Ich hätte da nochmal eine grundsätzliche Frage zur Wrapper-dll (libnodave.net.dll). Ich arbeite mit VB2005 (gehört ja auch zur VB.Net-Gruppe) und verzichte jetzt ganz auf den Wrapper. Ich weiß ehrlich gesagt nicht, wozu der überhaupt gut sein soll. Ich will nicht undankbar erscheinen und nochmal betonen, dass ich libnodave schon als tolles Werkzeug ansehe, um beispielsweise aus einer Hochsprache heraus kostenlos auf eine S7 zugreifen zu können. Oder bringt der Wrapper noch Vorteile mit sich, die ich noch nicht entdeckt habe?
Wenn ich auf den Wrapper verzichte, spreche ich die Konstanten, Prozeduren und Funktionen von libnodave in einem Modul oder in einer Klasse an, und das funktioniert problemlos (von Anfängerproblemen abgesehen). Ich muss nur den alten Modul12 nehmen und den Datentyp long (= 32-Bit-Integer bei VB6.0) umstellen auf Integer (= 32-Bit-Integer bei VB.Net) und sonst noch ein paar kleine Änderungen vornehmen.
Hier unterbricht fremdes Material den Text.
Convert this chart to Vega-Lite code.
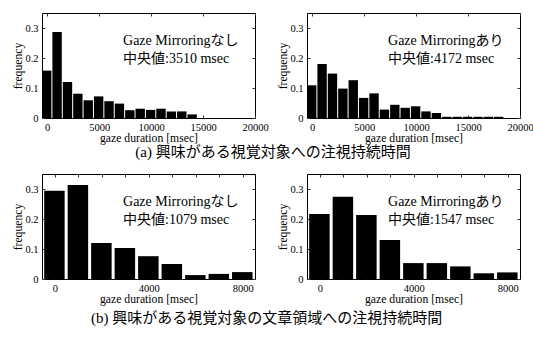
{
  "$schema": "https://vega.github.io/schema/vega-lite/v6.json",
  "padding": {"left": 12, "top": 12, "right": 2, "bottom": 2},
  "background": "white",
  "config": {
    "font": "Liberation Serif, Noto Sans CJK JP",
    "view": {"stroke": "black", "strokeWidth": 1},
    "axis": {"domain": false, "grid": false, "tickColor": "#333", "tickSize": -3, "tickWidth": 1, "labelPadding": 7, "labelFont": "Liberation Serif", "labelFontSize": 10.5, "labelColor": "black", "titleFont": "Liberation Serif", "titleFontSize": 11.7, "titleFontWeight": "normal", "titleColor": "black", "labelFlush": false, "labelOverlap": false},
    "axisX": {"titlePadding": 0},
    "axisY": {"titlePadding": 1},
    "text": {"font": "Liberation Serif, Noto Sans CJK JP", "fontSize": 14, "align": "left", "baseline": "top", "lineHeight": 18, "color": "black"},
    "title": {"font": "Liberation Serif, Noto Sans CJK JP", "fontSize": 15, "fontWeight": "normal", "color": "black"}
  },
  "datasets": {
    "p1": [
      {"start": -500, "end": 500, "frequency": 0.158}, {"start": 500, "end": 1500, "frequency": 0.287},
      {"start": 1500, "end": 2500, "frequency": 0.12}, {"start": 2500, "end": 3500, "frequency": 0.081},
      {"start": 3500, "end": 4500, "frequency": 0.059}, {"start": 4500, "end": 5500, "frequency": 0.072},
      {"start": 5500, "end": 6500, "frequency": 0.056}, {"start": 6500, "end": 7500, "frequency": 0.048},
      {"start": 7500, "end": 8500, "frequency": 0.026}, {"start": 8500, "end": 9500, "frequency": 0.031},
      {"start": 9500, "end": 10500, "frequency": 0.027}, {"start": 10500, "end": 11500, "frequency": 0.031},
      {"start": 11500, "end": 12500, "frequency": 0.022}, {"start": 12500, "end": 13500, "frequency": 0.022},
      {"start": 13500, "end": 14500, "frequency": 0.012}
    ],
    "p2": [
      {"start": -500, "end": 500, "frequency": 0.109}, {"start": 500, "end": 1500, "frequency": 0.18},
      {"start": 1500, "end": 2500, "frequency": 0.148}, {"start": 2500, "end": 3500, "frequency": 0.098},
      {"start": 3500, "end": 4500, "frequency": 0.126}, {"start": 4500, "end": 5500, "frequency": 0.067},
      {"start": 5500, "end": 6500, "frequency": 0.082}, {"start": 6500, "end": 7500, "frequency": 0.028},
      {"start": 7500, "end": 8500, "frequency": 0.044}, {"start": 8500, "end": 9500, "frequency": 0.034},
      {"start": 9500, "end": 10500, "frequency": 0.039}, {"start": 10500, "end": 11500, "frequency": 0.022},
      {"start": 11500, "end": 12500, "frequency": 0.017}, {"start": 12500, "end": 13500, "frequency": 0.004},
      {"start": 13500, "end": 14500, "frequency": 0.004}, {"start": 14500, "end": 15500, "frequency": 0.004},
      {"start": 15500, "end": 16500, "frequency": 0.004}, {"start": 16500, "end": 17500, "frequency": 0.004},
      {"start": 17500, "end": 18500, "frequency": 0.004}
    ],
    "p3": [
      {"start": -500, "end": 500, "frequency": 0.294}, {"start": 500, "end": 1500, "frequency": 0.313},
      {"start": 1500, "end": 2500, "frequency": 0.12}, {"start": 2500, "end": 3500, "frequency": 0.103},
      {"start": 3500, "end": 4500, "frequency": 0.076}, {"start": 4500, "end": 5500, "frequency": 0.05},
      {"start": 5500, "end": 6500, "frequency": 0.013}, {"start": 6500, "end": 7500, "frequency": 0.017},
      {"start": 7500, "end": 8500, "frequency": 0.023}
    ],
    "p4": [
      {"start": -500, "end": 500, "frequency": 0.217}, {"start": 500, "end": 1500, "frequency": 0.274},
      {"start": 1500, "end": 2500, "frequency": 0.213}, {"start": 2500, "end": 3500, "frequency": 0.13},
      {"start": 3500, "end": 4500, "frequency": 0.053}, {"start": 4500, "end": 5500, "frequency": 0.053},
      {"start": 5500, "end": 6500, "frequency": 0.042}, {"start": 6500, "end": 7500, "frequency": 0.019},
      {"start": 7500, "end": 8500, "frequency": 0.022}
    ]
  },
  "spacing": 13,
  "vconcat": [
    {
      "bounds": "flush",
      "spacing": 52,
      "title": {"text": "(a) 興味がある視覚対象への注視持続時間", "orient": "bottom", "anchor": "middle", "offset": 0},
      "hconcat": [
        {
          "width": 213, "height": 105,
          "resolve": {"axis": {"x": "independent", "y": "independent"}},
          "layer": [
            {
              "data": {"name": "p1"},
              "mark": {"type": "bar", "color": "black", "x2Offset": -1},
              "encoding": {
                "x": {"field": "start", "type": "quantitative", "scale": {"domain": [-500, 20000], "nice": false, "zero": false}, "axis": {"title": "gaze duration [msec]", "values": [0, 5000, 10000, 15000, 20000], "format": "d"}},
                "x2": {"field": "end"},
                "y": {"field": "frequency", "type": "quantitative", "scale": {"domain": [0, 0.35], "nice": false}, "axis": {"title": "frequency", "values": [0, 0.1, 0.2, 0.3], "format": ".1~f"}},
                "y2": {"datum": 0}
              }
            },
            {
              "data": {"values": [{"label": ["Gaze Mirroringなし", "中央値:3510 msec"]}]},
              "mark": {"type": "text"},
              "encoding": {
                "x": {"datum": 7300, "type": "quantitative", "axis": {"orient": "top", "labels": false, "title": null, "values": [0, 5000, 10000, 15000, 20000]}},
                "y": {"datum": 0.279, "type": "quantitative", "axis": {"orient": "right", "labels": false, "title": null, "values": [0, 0.1, 0.2, 0.3]}},
                "text": {"field": "label", "type": "nominal"}
              }
            }
          ]
        },
        {
          "width": 213, "height": 105,
          "resolve": {"axis": {"x": "independent", "y": "independent"}},
          "layer": [
            {
              "data": {"name": "p2"},
              "mark": {"type": "bar", "color": "black", "x2Offset": -1},
              "encoding": {
                "x": {"field": "start", "type": "quantitative", "scale": {"domain": [-500, 20000], "nice": false, "zero": false}, "axis": {"title": "gaze duration [msec]", "values": [0, 5000, 10000, 15000, 20000], "format": "d"}},
                "x2": {"field": "end"},
                "y": {"field": "frequency", "type": "quantitative", "scale": {"domain": [0, 0.35], "nice": false}, "axis": {"title": "frequency", "values": [0, 0.1, 0.2, 0.3], "format": ".1~f"}},
                "y2": {"datum": 0}
              }
            },
            {
              "data": {"values": [{"label": ["Gaze Mirroringあり", "中央値:4172 msec"]}]},
              "mark": {"type": "text"},
              "encoding": {
                "x": {"datum": 7300, "type": "quantitative", "axis": {"orient": "top", "labels": false, "title": null, "values": [0, 5000, 10000, 15000, 20000]}},
                "y": {"datum": 0.279, "type": "quantitative", "axis": {"orient": "right", "labels": false, "title": null, "values": [0, 0.1, 0.2, 0.3]}},
                "text": {"field": "label", "type": "nominal"}
              }
            }
          ]
        }
      ]
    },
    {
      "bounds": "flush",
      "spacing": 52,
      "title": {"text": "(b) 興味がある視覚対象の文章領域への注視持続時間", "orient": "bottom", "anchor": "middle", "offset": 5},
      "hconcat": [
        {
          "width": 213, "height": 105,
          "resolve": {"axis": {"x": "independent", "y": "independent"}},
          "layer": [
            {
              "data": {"name": "p3"},
              "mark": {"type": "bar", "color": "black", "xOffset": 1, "x2Offset": -2},
              "encoding": {
                "x": {"field": "start", "type": "quantitative", "scale": {"domain": [-550, 8520], "nice": false, "zero": false}, "axis": {"title": "gaze duration [msec]", "values": [0, 1000, 2000, 3000, 4000, 5000, 6000, 7000, 8000], "format": "d", "labelExpr": "datum.value % 4000 === 0 ? datum.label : ''"}},
                "x2": {"field": "end"},
                "y": {"field": "frequency", "type": "quantitative", "scale": {"domain": [0, 0.35], "nice": false}, "axis": {"title": "frequency", "values": [0, 0.1, 0.2, 0.3], "format": ".1~f"}},
                "y2": {"datum": 0}
              }
            },
            {
              "data": {"values": [{"label": ["Gaze Mirroringなし", "中央値:1079 msec"]}]},
              "mark": {"type": "text"},
              "encoding": {
                "x": {"datum": 2900, "type": "quantitative", "axis": {"orient": "top", "labels": false, "title": null, "values": [0, 1000, 2000, 3000, 4000, 5000, 6000, 7000, 8000]}},
                "y": {"datum": 0.279, "type": "quantitative", "axis": {"orient": "right", "labels": false, "title": null, "values": [0, 0.1, 0.2, 0.3]}},
                "text": {"field": "label", "type": "nominal"}
              }
            }
          ]
        },
        {
          "width": 213, "height": 105,
          "resolve": {"axis": {"x": "independent", "y": "independent"}},
          "layer": [
            {
              "data": {"name": "p4"},
              "mark": {"type": "bar", "color": "black", "xOffset": 1, "x2Offset": -2},
              "encoding": {
                "x": {"field": "start", "type": "quantitative", "scale": {"domain": [-550, 8520], "nice": false, "zero": false}, "axis": {"title": "gaze duration [msec]", "values": [0, 1000, 2000, 3000, 4000, 5000, 6000, 7000, 8000], "format": "d", "labelExpr": "datum.value % 4000 === 0 ? datum.label : ''"}},
                "x2": {"field": "end"},
                "y": {"field": "frequency", "type": "quantitative", "scale": {"domain": [0, 0.35], "nice": false}, "axis": {"title": "frequency", "values": [0, 0.1, 0.2, 0.3], "format": ".1~f"}},
                "y2": {"datum": 0}
              }
            },
            {
              "data": {"values": [{"label": ["Gaze Mirroringあり", "中央値:1547 msec"]}]},
              "mark": {"type": "text"},
              "encoding": {
                "x": {"datum": 2900, "type": "quantitative", "axis": {"orient": "top", "labels": false, "title": null, "values": [0, 1000, 2000, 3000, 4000, 5000, 6000, 7000, 8000]}},
                "y": {"datum": 0.279, "type": "quantitative", "axis": {"orient": "right", "labels": false, "title": null, "values": [0, 0.1, 0.2, 0.3]}},
                "text": {"field": "label", "type": "nominal"}
              }
            }
          ]
        }
      ]
    }
  ]
}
Ich habe aber jederzeit den Überblick, welche Konstanten, Prozeduren und Funktionen libnodave zur Verfügung stellt.


Gruß
Earny


----------



## Ralle (15 März 2010)

Guckst du hier: http://www.sps-forum.de/showthread.php?t=33647

Gehört auch nicht in diesen Thread, also nächstes Mal bitte einen neuen aufmachen oder zuerst besser im Forum suchen!


----------